Dem negativen Trend entsprachen Stimmenrückgänge auf breiter Front bei einer Reihe von Kommunalwahlen, die am 12. Juni 1994 gleichzeitig mit den Europa-Wahlen stattfanden: In Baden-Württemberg ging der Stimmenanteil der FDP von 5,3 auf 3,6 Prozent zurück, in Rheinland-Pfalz von 5,8 auf 4,3 Prozent, in Sachsen von 7,5 auf 6,3 Prozent, in Sachsen-Anhalt von 10,7 auf 7,9 Prozent und in Thüringen von 7,7 auf 6,2 Prozent.
Katastrophale Ausmaße nahm der Wählerschwund bei den Landtagswahlen am 26. Juni 1994 in Sachsen-Anhalt an, wo die FDP nur noch auf 3,58 Prozent kam, während sie vor vier Jahren noch stolze 13,5 Prozent eingefahren hatte. Auch die CDU mußte erhebliche Einbußen hinnehmen. SPD und PDS waren dagegen die Nutznießer der zunehmenden Enttäuschung, die sich in Ostdeutschland hinsichtlich von Union und FDP bemerkbar machte.
In Sachsen-Anhalt gab dieser Enttäuschung noch eine landeseigene Affäre Auftrieb, die am 28. November 1993 zum Rücktritt der CDU/FDP-Regierung führte: Laut "Spiegel" hatten sich der Ministerpräsident Werner Münch (CDU) sowie die Minister Hartmut Perschau (CDU),Werner Schreiber (CDU), Horst Rehberger (FDP) und Hans-Jürgen Kaesler (FDP) überhöhte Bezüge gesichert. Durch trickreiche Ausnutzung ihrer Vergangenheit als West-Politiker sollen sie die Landeskasse um rund 900.000 Mark geschädigt haben. Im Falle Kaeslers trafen die Vorwürfe allerdings nicht zu. Nach dem Rücktritt der Regierung hatte sich die Landes-FDP wegen der Frage von Neuwahlen tief zerstritten und auch mit der CDU angelegt, bevor sie die Koalition unter dem neuen Ministerpräsidenten Christoph Bergner (CDU) fortsetzte.
Daß der Absturz in Sachsen-Anhalt nur zum geringeren Teil mit der Gehälter-Affäre zu tun hatte, zeigte sich am 11. September 1994 bei den Landtagswahlen in Sachsen und Brandenburg: In Sachsen schrumpfte die FDP von 5,3 auf 1,7 Prozent, in Brandenburg von 6,6 auf 2,2 Prozent. Sie war mithin in beiden Landtagen nicht mehr vertreten. Auch die Grünen bzw. das Bündnis 90 wurden aus beiden Parlamenten gekippt. Gewinner der Wahlen waren CDU und SPD, die in Sachsen bzw. Brandenburg jeweils die absolute Mehrheit errangen. Außerdem bekam die PDS starken Auftrieb.

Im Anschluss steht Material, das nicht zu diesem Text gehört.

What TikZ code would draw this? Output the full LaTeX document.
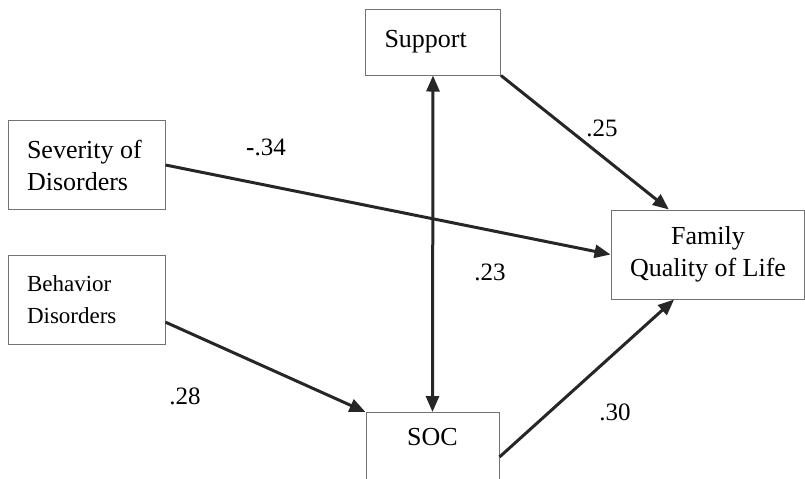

Ein besonders böses Omen war - so kurz vor den bevorstehenden Bundestagswahlen am 16. Oktober - der Einbruch bei den Landtagswahlen am 25. September 1994 in Bayern: Mit 2,8 Prozent blieb die FDP dieses Mal weit unter der Fünf-Prozent-Hürde, die sie 1990 mit knapper Not gemeistert hatte. Die Durststrecke außerhalb des Parlaments, die 1982 nach dem Bruch der sozialliberalen Koalition begonnen hatte, ging damit nach vierjähriger Unterbrechung weiter.